On a crisp night in February I left my Hoboken bubble to visit it's unpopular sister, Jersey City, for a housewarming party thrown by a friend of mine.
This friend is 50-year-old writer who actually has a tangible, published book available (seems unheard of nowadays) and took a liking to me while I was serving him at a restaurant almost four years ago.
Greeting the party in my gray and orange striped cardigan, gripping my Smirnoff handle I bought on sale for twenty bucks, it was clear I was at the wrong event. Jazz was softly streaming and the lights were dim enough to feel like I was entering a poetry club rather than a one-bedroom apartment in a Jersey ghetto. I pretended to look at the books lining the walls, but that was an act, since I already spent nights examining his bookshelves.
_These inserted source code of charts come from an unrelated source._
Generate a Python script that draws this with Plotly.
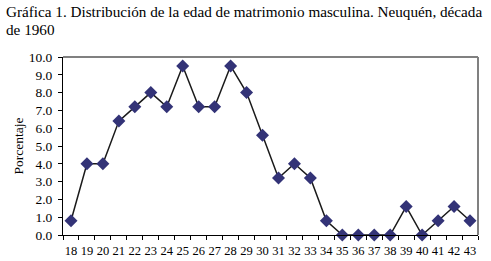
import plotly.graph_objects as go

edades = [str(a) for a in range(18, 44)]
porcentaje = [0.8, 4.0, 4.0, 6.4, 7.2, 8.0, 7.2, 9.5, 7.2, 7.2, 9.5, 8.0, 5.6,
              3.2, 4.0, 3.2, 0.8, 0.0, 0.0, 0.0, 0.0, 1.6, 0.0, 0.8, 1.6, 0.8]
y_ticks = [i * 1.0 for i in range(0, 11)]
titulo_1 = "Gráfica 1. Distribución de la edad de matrimonio masculina. Neuquén, década"
titulo_2 = "de 1960"
eje_y = "Porcentaje"

SERIF = "Liberation Serif"
PLOT_H = 178  # plot area height in px (261 - 57 - 26)
PLOT_W = 415


def ypx(px_from_top):
    return 1 + (57 - px_from_top) / PLOT_H


fig = go.Figure()
fig.add_trace(go.Scatter(
    x=edades, y=porcentaje, mode="lines+markers",
    line=dict(color="#1a1a1a", width=1.5),
    marker=dict(symbol="diamond", size=10, color="#333377",
                line=dict(color="#333377", width=0)),
    cliponaxis=False, showlegend=False,
))

fig.update_layout(
    width=491, height=261,
    margin=dict(l=63, r=13, t=57, b=26, autoexpand=False),
    paper_bgcolor="white", plot_bgcolor="white",
    font=dict(family=SERIF, color="black", size=13),
    xaxis=dict(type="category", range=[-0.5, 25.5], tickson="boundaries",
               tickmode="array", tickvals=edades, ticktext=edades, tickangle=0,
               ticks="outside", ticklen=4, tickcolor="black", tickwidth=1,
               ticklabelstandoff=4, automargin=False,
               showline=True, linecolor="black", linewidth=1,
               showgrid=False, zeroline=False,
               tickfont=dict(family=SERIF, size=12.5)),
    yaxis=dict(range=[0, 10], tickvals=y_ticks,
               ticktext=[f"{v:.1f}" for v in y_ticks],
               ticks="outside", ticklen=4, tickcolor="black", tickwidth=1,
               ticklabelstandoff=3, automargin=False,
               showline=True, linecolor="black", linewidth=1,
               showgrid=False, zeroline=False,
               tickfont=dict(family=SERIF, size=13.5),
               title=dict(text=eje_y, font=dict(family=SERIF, size=13.5), standoff=1)),
    shapes=[
        dict(type="line", xref="paper", yref="paper", x0=0, x1=1, y0=1, y1=1,
             line=dict(color="#808080", width=2)),
        dict(type="line", xref="paper", yref="paper", x0=1, x1=1, y0=0, y1=1,
             line=dict(color="#808080", width=2)),
    ],
    annotations=[
        dict(text=titulo_1, xref="paper", yref="paper", x=-58/PLOT_W, y=ypx(11),
             xanchor="left", yanchor="middle", showarrow=False, borderpad=0,
             font=dict(family=SERIF, size=15.2)),
        dict(text=titulo_2, xref="paper", yref="paper", x=-58/PLOT_W, y=ypx(29),
             xanchor="left", yanchor="middle", showarrow=False, borderpad=0,
             font=dict(family=SERIF, size=15.2)),
    ],
)

fig.write_html("out.html")
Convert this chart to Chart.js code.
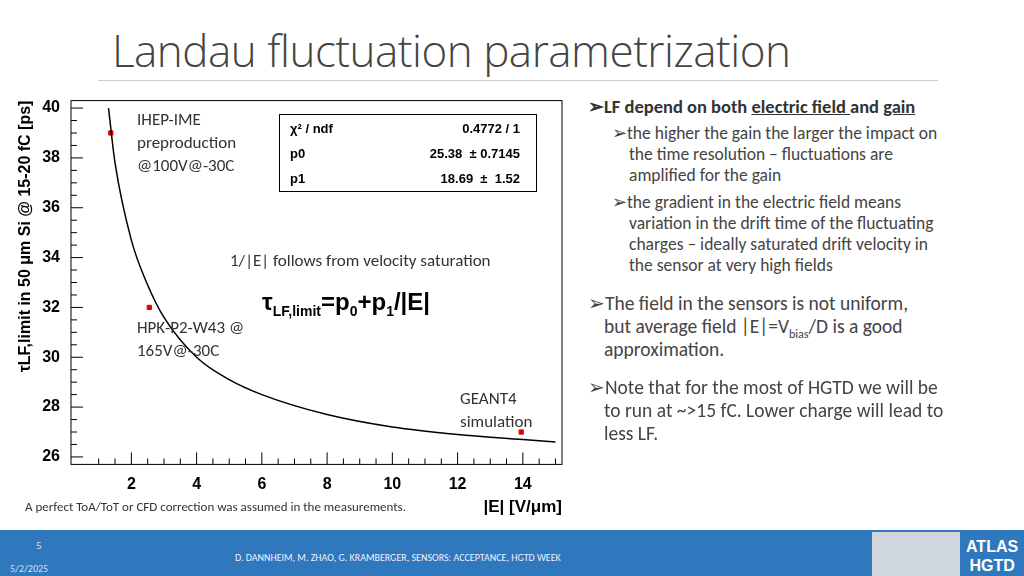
<!DOCTYPE html>
<html><head><meta charset="utf-8">
<script src="https://cdn.jsdelivr.net/npm/chart.js@4.4.1/dist/chart.umd.min.js"></script>
<style>
body{margin:0;width:1024px;height:576px;background:#fff;font-family:Calibri,"Liberation Sans",sans-serif;position:relative;overflow:hidden}
.a{position:absolute;white-space:nowrap}
sub{line-height:0}
#title{left:112px;top:20px;font-size:44px;color:#444;font-family:"Open Sans",sans-serif;font-weight:300;letter-spacing:-0.5px}
#rule{left:98px;top:80px;width:840px;height:1px;background:#ccc}
#wrap{position:absolute;left:0;top:88px;width:580px;height:430px}
.r{font-size:17px;color:#333;line-height:23px}
.bul{font-size:17.5px;color:#444;line-height:21px;white-space:normal}
#footer{left:0;top:530px;width:1024px;height:46px;background:#2f78bd}
</style></head><body>
<div class="a" id="title">Landau fluctuation parametrization</div>
<div class="a" id="rule"></div>
<div id="wrap"><canvas id="c" width="580" height="430"></canvas></div>
<div class="a r" style="left:137px;top:108px">IHEP-IME<br>preproduction<br>@100V@-30C</div>
<div class="a r" style="left:230px;top:249px">1/|E| follows from velocity saturation</div>
<div class="a r" style="left:137px;top:316px">HPK-P2-W43 @<br>165V@-30C</div>
<div class="a r" style="left:460px;top:387px">GEANT4<br>simulation</div>
<div class="a" style="left:262px;top:288px;font:bold 24px 'Liberation Sans',Arial">τ<sub style="font-size:14px">LF,limit</sub>=p<sub style="font-size:14px">0</sub>+p<sub style="font-size:14px">1</sub>/|E|</div>
<div class="a" style="left:279px;top:114px;width:256px;height:76px;border:1px solid #000;background:#fff;font:bold 13px 'Liberation Sans',Arial">
 <div class="a" style="left:10px;top:6px">χ² / ndf</div><div class="a" style="right:16px;top:6px">0.4772 / 1</div>
 <div class="a" style="left:10px;top:31px">p0</div><div class="a" style="right:16px;top:31px">25.38 &nbsp;± 0.7145</div>
 <div class="a" style="left:10px;top:56px">p1</div><div class="a" style="right:16px;top:56px">18.69 &nbsp;± &nbsp;1.52</div>
</div>
<div class="a" style="left:25px;top:499px;font-size:13px;color:#333">A perfect ToA/ToT or CFD correction was assumed in the measurements.</div>
<div class="a bul" style="left:588px;top:96px;width:420px;font-weight:bold;font-size:18.5px;color:#333">➢LF depend on both <u>electric field </u>and <u>gain</u></div>
<div class="a bul" style="left:612px;top:123px;width:400px">➢the higher the gain the larger the impact on<br><span style="margin-left:17px">the time resolution – fluctuations are</span><br><span style="margin-left:17px">amplified for the gain</span></div>
<div class="a bul" style="left:612px;top:192px;width:400px">➢the gradient in the electric field means<br><span style="margin-left:17px">variation in the drift time of the fluctuating</span><br><span style="margin-left:17px">charges – ideally saturated drift velocity in</span><br><span style="margin-left:17px">the sensor at very high fields</span></div>
<div class="a bul" style="left:588px;top:292px;width:436px;font-size:19.5px;line-height:23px">➢The field in the sensors is not uniform,<br><span style="margin-left:16px">but average field |E|=V<sub style="font-size:12px">bias</sub>/D is a good</span><br><span style="margin-left:16px">approximation.</span></div>
<div class="a bul" style="left:588px;top:376px;width:436px;font-size:19.5px;line-height:23px">➢Note that for the most of HGTD we will be<br><span style="margin-left:16px">to run at ~&gt;15 fC. Lower charge will lead to</span><br><span style="margin-left:16px">less LF.</span></div>
<div class="a" id="footer"></div>
<div class="a" style="left:36px;top:539px;font-size:11px;color:#dde">5</div>
<div class="a" style="left:10px;top:562px;font-size:10px;color:#dde">5/2/2025</div>
<div class="a" style="left:235px;top:551px;font-size:10px;color:#eef">D. DANNHEIM, M. ZHAO, G. KRAMBERGER, SENSORS: ACCEPTANCE, HGTD WEEK</div>
<div class="a" style="left:872px;top:532px;width:88px;height:44px;background:#cfd6dc"></div>
<div class="a" style="left:966px;top:537px;font:bold 16px 'Liberation Sans',Arial;color:#fff;line-height:19px;text-align:center">ATLAS<br>HGTD</div>
<script>
const fitX = [1.3, 1.5, 2, 2.5, 3, 4, 5, 6, 8, 10, 12, 14, 15];
const fitY = [40.0, 37.8, 34.7, 32.9, 31.6, 30.0, 29.1, 28.5, 27.7, 27.2, 26.9, 26.7, 26.6];
const measX = [1.37, 2.55, 13.95];
const measY = [39.0, 32.0, 27.0];
const xTicks = [2, 4, 6, 8, 10, 12, 14];
const yTicks = [26, 28, 30, 32, 34, 36, 38, 40];

const frame = {
  id: 'frame',
  afterDraw(chart) {
    const {ctx, chartArea: a, scales: {x, y}} = chart;
    ctx.save();
    ctx.strokeStyle = '#000'; ctx.lineWidth = 1;
    ctx.strokeRect(a.left, a.top, a.right - a.left, a.bottom - a.top);
    ctx.beginPath();
    for (let v = 1; v <= 15; v += 0.5) {
      const px = x.getPixelForValue(v), len = v % 2 === 0 ? 12 : 6;
      ctx.moveTo(px, a.bottom); ctx.lineTo(px, a.bottom - len);
    }
    for (let v = 26; v <= 40; v += 0.5) {
      const py = y.getPixelForValue(v), len = v % 2 === 0 ? 12 : 6;
      ctx.moveTo(a.left, py); ctx.lineTo(a.left + len, py);
    }
    ctx.stroke();
    ctx.restore();
  }
};

new Chart(document.getElementById('c'), {
  type: 'scatter',
  data: {
    datasets: [
      { data: fitX.map((v, i) => ({x: v, y: fitY[i]})), showLine: true, borderColor: '#000',
        borderWidth: 1.5, pointRadius: 0, cubicInterpolationMode: 'monotone' },
      { data: measX.map((v, i) => ({x: v, y: measY[i]})), pointStyle: 'rect', pointRadius: 3,
        backgroundColor: '#e00000', borderColor: '#e00000' }
    ]
  },
  options: {
    responsive: false, animation: false,
    layout: { padding: { left: 12, right: 18, top: 6, bottom: 0 } },
    plugins: { legend: { display: false }, tooltip: { enabled: false } },
    scales: {
      x: { type: 'linear', min: 0.15, max: 15.2,
        afterBuildTicks: s => { s.ticks = xTicks.map(v => ({value: v})); },
        grid: { display: false }, border: { display: false },
        ticks: { color: '#000', font: { family: 'Liberation Sans', weight: 'bold', size: 16 } },
        title: { display: true, text: '|E| [V/μm]', align: 'end', color: '#000', padding: 0,
          font: { family: 'Liberation Sans', weight: 'bold', size: 17 } } },
      y: { min: 25.7, max: 40.3,
        afterBuildTicks: s => { s.ticks = yTicks.map(v => ({value: v})); },
        grid: { display: false }, border: { display: false },
        ticks: { color: '#000', font: { family: 'Liberation Sans', weight: 'bold', size: 16 } },
        title: { display: true, text: 'τLF,limit in 50 μm Si @ 15-20 fC [ps]', align: 'end', color: '#000',
          font: { family: 'Liberation Sans', weight: 'bold', size: 16 } } }
    }
  },
  plugins: [frame]
});
</script>
</body></html>
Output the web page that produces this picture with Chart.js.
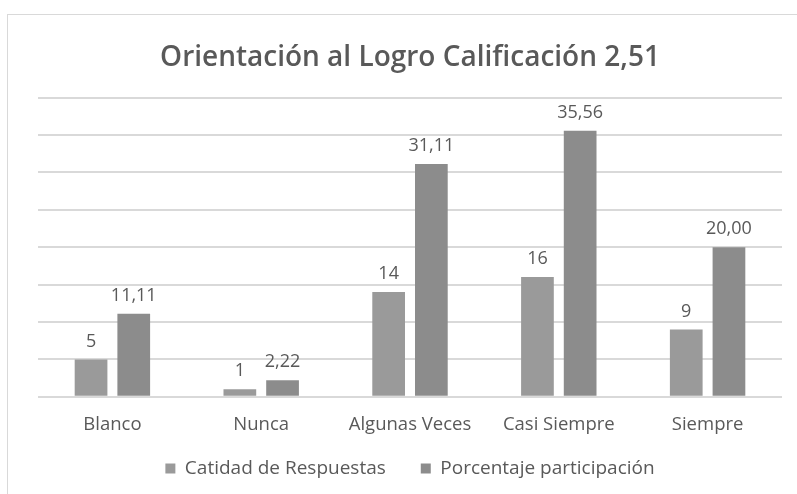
<!DOCTYPE html>
<html>
<head>
<meta charset="utf-8">
<script src="https://cdn.jsdelivr.net/npm/chart.js@4"></script>
<style>
  body { margin: 0; background: #fff; }
  #box { position: absolute; left: 7px; top: 14px; width: 800px; height: 490px; border: 1px solid #d9d9d9; }
  #wrap { position: relative; width: 800px; height: 490px; }
</style>
</head>
<body>
<div id="box"><div id="wrap"><canvas id="canvas"></canvas></div></div>
<script>
// data
var categories = ["Blanco", "Nunca", "Algunas Veces", "Casi Siempre", "Siempre"];
var respuestas = [5, 1, 14, 16, 9];
var porcentaje = [11.11, 2.22, 31.11, 35.56, 20.00];
var seriesNames = ["Catidad de Respuestas", "Porcentaje participación"];
var yTicks = [0, 5, 10, 15, 20, 25, 30, 35, 40];

let grey1 = "#9a9a9a";
let grey2 = "#8c8c8c";
let textGrey = "#595959";
let fontName = "'Open Sans', sans-serif";

// labels above the bars, with comma decimals
const barLabels = {
  id: "barLabels",
  afterDatasetsDraw(chart) {
    const c = chart.ctx;
    c.save();
    c.font = "18px " + fontName;
    c.fillStyle = textGrey;
    c.textAlign = "center";
    c.textBaseline = "bottom";
    chart.data.datasets.forEach(function (ds, i) {
      chart.getDatasetMeta(i).data.forEach(function (bar, j) {
        var v = ds.data[j];
        var txt = i === 0 ? String(v) : v.toFixed(2).replace(".", ",");
        c.fillText(txt, bar.x, bar.y - 9);
      });
    });
    c.restore();
  },
};

// legend padding is shared by the item gaps and the height; draw it a bit higher
const liftLegend = {
  id: "liftLegend",
  afterInit(chart) {
    const lg = chart.legend;
    if (!lg) return;
    const draw = lg.draw.bind(lg);
    lg.draw = function () {
      this.top -= 21;
      this.bottom -= 21;
      draw();
      this.top += 21;
      this.bottom += 21;
    };
  },
};

const ctx = document.getElementById("canvas").getContext("2d");
const myChart = new Chart(ctx, {
  type: "bar",
  data: {
    labels: categories,
    datasets: [
      {
        label: seriesNames[0],
        data: respuestas,
        backgroundColor: grey1,
        categoryPercentage: 0.574,
        barPercentage: 0.766,
      },
      {
        label: seriesNames[1],
        data: porcentaje,
        backgroundColor: grey2,
        categoryPercentage: 0.574,
        barPercentage: 0.766,
      },
    ],
  },
  options: {
    responsive: true,
    maintainAspectRatio: false,
    animation: false,
    layout: { padding: { left: 30, right: 26, top: 16, bottom: -4 } },
    plugins: {
      title: {
        display: true,
        text: "Orientación al Logro Calificación 2,51",
        color: textGrey,
        font: { family: fontName, size: 28, weight: "600" },
        padding: { top: 10, bottom: 23 },
      },
      legend: {
        position: "bottom",
        labels: {
          color: textGrey,
          font: { family: fontName, size: 19 },
          boxWidth: 10,
          boxHeight: 10,
          padding: 35,
        },
      },
      tooltip: { enabled: false },
    },
    scales: {
      x: {
        grid: { display: false },
        border: { display: false },
        ticks: { color: textGrey, font: { family: fontName, size: 18.5 }, padding: 9 },
      },
      y: {
        min: 0,
        max: 40,
        afterBuildTicks: function (axis) {
          axis.ticks = yTicks.map(function (v) { return { value: v }; });
        },
        grid: { color: "#d9d9d9", lineWidth: 2, drawTicks: false },
        border: { display: false },
        ticks: { display: false },
      },
    },
  },
  plugins: [barLabels, liftLegend],
});
</script>
</body>
</html>
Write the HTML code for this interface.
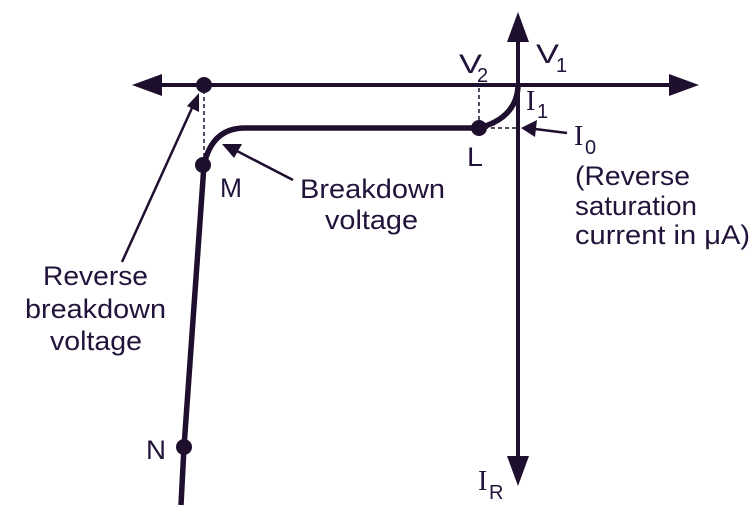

My friend tried playing good host by taking the large handle from my small hands and introducing me to some people, sitting in a circle, "This is Stephanie, she's a poet."
My face reddened and I stuttered something about not writing much poetry anymore, more along the lines of short stories. Everyone shook my hand and said their names but I did not process anything as I was too busy trying to fit in.
A surly man, who my friend introduced as "also a poet," starting questioning me on what I write or how I write or something and really, to stop the questions I just handed him my card. I am quite proud of my business cards, adorned with a black and white picture of an alter-ego of sorts with long, wavy black hair and a star tattoo on her neck.
I am pretty sure the next question was if I was having sex with the 50-year-old. I politely guffawed and dismissed that notion.
Later the glum poet pulled up my blog and Twitter via his smartphone and started quoting me -- to me! -- as I tried desperately to avoid eye contact and walk away. It's one thing to comfortably pseudo-promote yourself but another to hear your words read aloud, by a stranger, who you can't tell if he's drunk, condescending, hitting on you, or genuinely enjoying your stories.
The next day I had a friend request and new follower on Twitter. Turns out, this poet was just as nervous as I was and also felt out of place. We're friends now. He encourages me to write, builds my ego. Maybe, in a strange way he's become my mentor, or at least, showed me what I'd be like if I was a 40-year-old, professor-poet.
So that's how meeting the poet led to "Unemployed Sex" -- my new weekly column on njpoet.com.